Bu eleştirdiğim (susan ya da 12 Eylül karanlığından nemalanan) yazarların yanı sıra, olumlu ve düzeyli denemeler de yapıldı. Ama çoğunda roman kahramanları sonunda ölüyorlardı. Kafka’nın ‘Dönüşüm’ adlı romanında, evin içinde giderek böcekleşen Samsa ile kız kardeşi arasındaki ilişki ‘yazar ile darbe mağdurları’ arasında yaşanmaya başlamıştı. Yani edebiyat da halk gibi, 12 Eylül darbesini utangaç biçimde desteklemiştir. Anne ve babalar, çocuklarımızdan onur duyuyoruz diyenlerin bile büyük çoğunluğu ‘öleceklerine hapiste olsunlar’ söylemine sarılmışlardı.
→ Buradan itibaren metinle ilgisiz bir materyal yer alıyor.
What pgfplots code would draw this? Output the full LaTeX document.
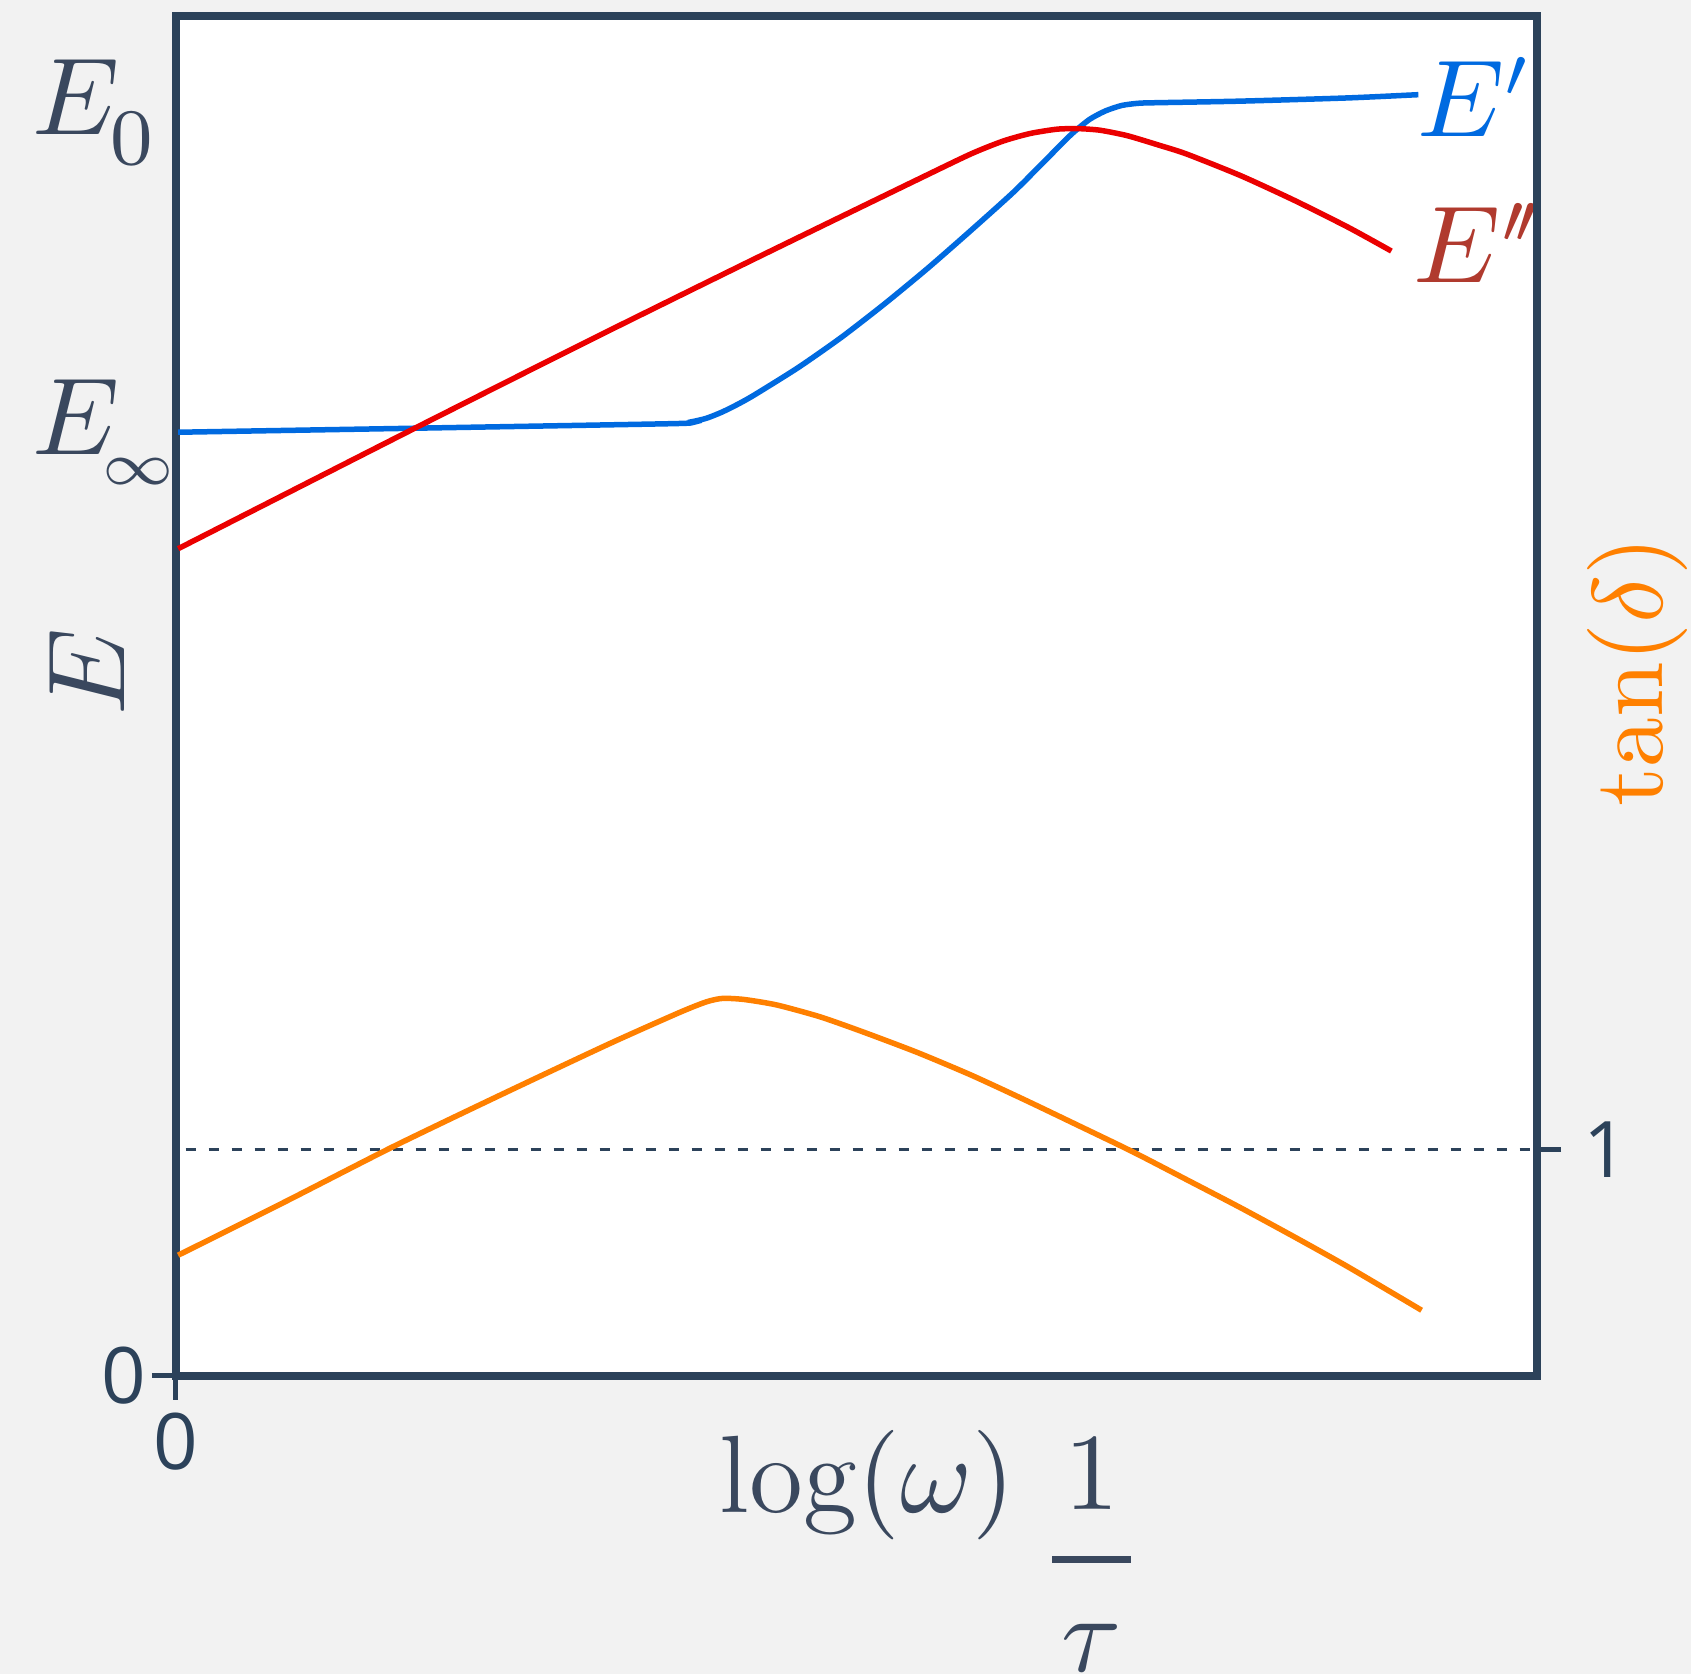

Sonuç itibariyle: Şükrü Argın’ın ifadesiyle “Kapitalizmin küresel düzeydeki zaferi sadece sol hareketleri değil, edebiyatı da krize sokmuştur. 12 Eylül’den sonra piyasanın edebiyatta belirleyici olduğu yeni bir güdük-çapsız kültürel atmosfer başlamıştır.”

12 Eylül Zindanlarından sesler

Ancak 12 Eylül romanına gecikmeli de olsa olumlu örnekler de var: Okuduğumda beni saran- sarsan, yazarları 12 Eylül zindanlarının ve / veya sürgünün rahle-i tedrisinden geçmiş birkaç roman örneği vereyim.

Ayşe Önal, Attila Keskin, Ayşegül Devecioğlu, A. Kadir Konuk, Doğan Akhanlı, Demir Özlü, Feride Çiçekoğlu, Hüseyin Şimşek, Hayri Argav, Hacay Yılmaz, Halil Genç, Kaan Arslanoğlu, Nejat Elibol, Nihat Behram, Yücel Sarpdere, Öner Yağcı, Turgay Fişekçi, Şükran Yiğit, Osman Akınhay, Şöhret Baltaş, Sevkuthan Karataş, Süheyla Acar, Pamuk Yıldız, Süreyya Köle, Muzaffer Oruçoğlu, Mustafa Kaçar, Murat Tuncel, Turgay Fişekçi, Irmak Zileli, Yücel Sarpdere ve halen hapishanede olan Sami Özbil ile Mircan Karaali…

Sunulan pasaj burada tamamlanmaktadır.